Vodafone Group Plc’s 6 billion-pound ($9.6 billion) plan to upgrade its networks around the world will pressure European carriers to increase their spending, according to Moody’s Investors Service.
Carriers on the continent will struggle to keep up with Vodafone -- whose three-year “Project Spring” will boost capital expenditures by 30 percent -- since they don’t have the same financial flexibility, Moody’s said in a report today.
Vodafone is funding Project Spring with the $130 billion from selling its stake in U.S. mobile carrier Verizon Wireless, due to be completed in the first quarter of next year. Vodafone plans to use the cash to blanket 90 percent of its five largest European markets with high-speed, fourth-generation wireless service by 2017, the company has said.
“The clear, underlying message is that most companies in Europe are going to have to step up their capex in order to accelerate convergence to set off the challenges coming from Vodafone,” said Carlos Winzer, senior vice president of corporate finance at Moody’s. Carriers are moving to so-called converged services -- combinations of Internet, phone and TV -- to boost customer loyalty and bills.
The telecommunications industry’s performance in Europe is tied to the “fragile” recovery in gross domestic product, Winzer said. While revenue as a whole will stabilize or decline slightly in 2014, a stronger revival will be delayed by low consumer spending and carriers’ slow shift to pricing plans focused on data use rather than voice, Moody’s said.

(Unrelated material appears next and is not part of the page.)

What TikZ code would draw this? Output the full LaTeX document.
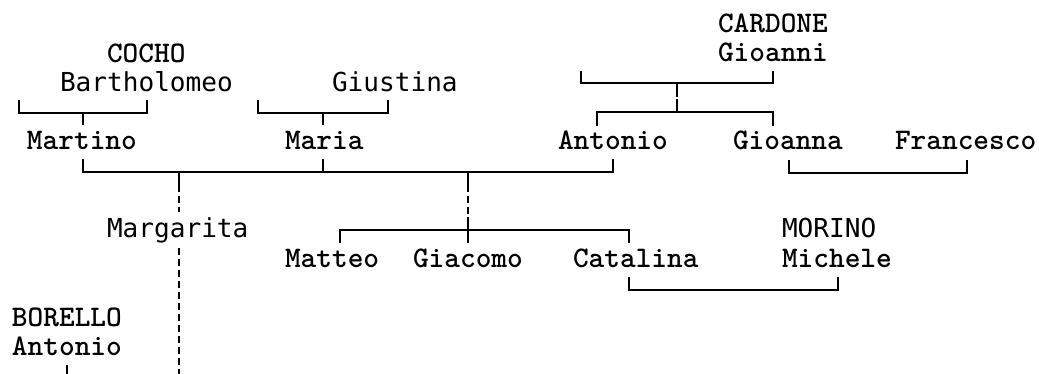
\documentclass[tikz,border=0pt]{standalone}
\usepackage{fontspec}
\newfontfamily\sansmonofam{DejaVu Sans Mono}
\newcommand\sermono{\ttfamily\bfseries\fontsize{29.9}{32}\selectfont}
\newcommand\sanmono{\sansmonofam\fontsize{26.1}{28}\selectfont}
\tikzset{
  sername/.style={font=\sermono, anchor=base west, inner sep=0pt, outer sep=0pt},
  sanname/.style={font=\sanmono, anchor=base west, inner sep=0pt, outer sep=0pt},
  link/.style={line width=1.8pt, line cap=butt},
  dlink/.style={line width=1.8pt, dash pattern=on 7pt off 4pt},
}
\begin{document}
\begin{tikzpicture}[x=1pt,y=-1pt]
\useasboundingbox (0,0) rectangle (1039,374);
% names
\node[sername] (cardone) at (718,33) {CARDONE};
\node[sername] (gioanni) at (718,62) {Gioanni};
\node[sername] (cocho) at (107,63) {COCHO};
\node[sanname] (bartholomeo) at (60,92) {Bartholomeo};
\node[sanname] (giustina) at (332,92) {Giustina};
\node[sername] (martino) at (27,150) {Martino};
\node[sername] (maria) at (285,150) {Maria};
\node[sername] (antonio) at (558,150) {Antonio};
\node[sername] (gioanna) at (733,150) {Gioanna};
\node[sername] (francesco) at (895,150) {Francesco};
\node[sanname] (margarita) at (107,237) {Margarita};
\node[sanname] (morino) at (782,237) {MORINO};
\node[sername] (matteo) at (285,267) {Matteo};
\node[sername] (giacomo) at (413,267) {Giacomo};
\node[sername] (catalina) at (573,267) {Catalina};
\node[sername] (michele) at (782,267) {Michele};
\node[sername] (borello) at (12,326) {BORELLO};
\node[sername] (antoniob) at (12,355) {Antonio};
% coordinates
\coordinate (cbL) at (19,100); \coordinate (cbLb) at (19,113);
\coordinate (cbR) at (147,100); \coordinate (cbRb) at (147,113);
\coordinate (cbM) at (83,113); \coordinate (martinoT) at (83,125);
\coordinate (gbL) at (258,100); \coordinate (gbLb) at (258,113);
\coordinate (gbR) at (388,100); \coordinate (gbRb) at (388,113);
\coordinate (gbM) at (323,113); \coordinate (mariaT) at (323,125);
\coordinate (kbL) at (581,71); \coordinate (kbLb) at (581,83);
\coordinate (kbR) at (773,71); \coordinate (kbRb) at (773,83);
\coordinate (kbM) at (677,83); \coordinate (kbM2) at (677,97);
\coordinate (ksM) at (677,99); \coordinate (ksMb) at (677,112);
\coordinate (antonioT) at (597,126); \coordinate (ksL) at (597,112);
\coordinate (gioannaT) at (773,126); \coordinate (ksR) at (773,112);
\coordinate (martinoB) at (83,159); \coordinate (mlL) at (83,172);
\coordinate (antonioB) at (613,159); \coordinate (mlR) at (613,172);
\coordinate (mariaB) at (323,159); \coordinate (mlM) at (323,172);
\coordinate (d1a) at (179,172); \coordinate (d1b) at (179,185);
\coordinate (d1c) at (179,212); \coordinate (d1d) at (179,248);
\coordinate (d1e) at (179,374);
\coordinate (d2a) at (468,172); \coordinate (d2b) at (468,185);
\coordinate (d2c) at (468,217); \coordinate (d2d) at (468,243);
\coordinate (gioannaB) at (789,160); \coordinate (gfL) at (789,173);
\coordinate (francescoB) at (967,160); \coordinate (gfR) at (967,173);
\coordinate (matteoT) at (340,243); \coordinate (chL) at (340,230);
\coordinate (catalinaT) at (629,243); \coordinate (chR) at (629,230);
\coordinate (catalinaB) at (629,277); \coordinate (cmL) at (629,290);
\coordinate (micheleB) at (838,277); \coordinate (cmR) at (838,290);
\coordinate (antoniobB) at (67,365); \coordinate (abEnd) at (67,374);
% connectors
\draw[link] (cbL) -- (cbLb) -- (cbRb) -- (cbR);
\draw[link] (cbM) -- (martinoT);
\draw[link] (gbL) -- (gbLb) -- (gbRb) -- (gbR);
\draw[link] (gbM) -- (mariaT);
\draw[link] (kbL) -- (kbLb) -- (kbRb) -- (kbR);
\draw[link] (kbM) -- (kbM2);
\draw[link] (ksM) -- (ksMb);
\draw[link] (antonioT) -- (ksL) -- (ksR) -- (gioannaT);
\draw[link] (martinoB) -- (mlL) -- (mlR) -- (antonioB);
\draw[link] (mariaB) -- (mlM);
\draw[link] (d1a) -- (d1b);
\draw[dlink] (d1b) -- (d1c);
\draw[dlink] (d1d) -- (d1e);
\draw[link] (d2a) -- (d2b);
\draw[dlink] (d2b) -- (d2c);
\draw[link] (d2c) -- (d2d);
\draw[link] (gioannaB) -- (gfL) -- (gfR) -- (francescoB);
\draw[link] (matteoT) -- (chL) -- (chR) -- (catalinaT);
\draw[link] (catalinaB) -- (cmL) -- (cmR) -- (micheleB);
\draw[link] (antoniobB) -- (abEnd);
\end{tikzpicture}
\end{document}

Large cross-border acquisitions are unlikely next year since the five leading European phone companies -- Telefonica SA, Deutsche Telekom AG, Vodafone, Orange SA and Telecom Italia SpA -- are “either in selling mode or do not have much flexibility or appetite to lead this process,” Moody’s said.
Cross-border deals are less cost efficient than same-country consolidation and vulnerable to governments trying to keep home-grown companies under local control, Moody’s said.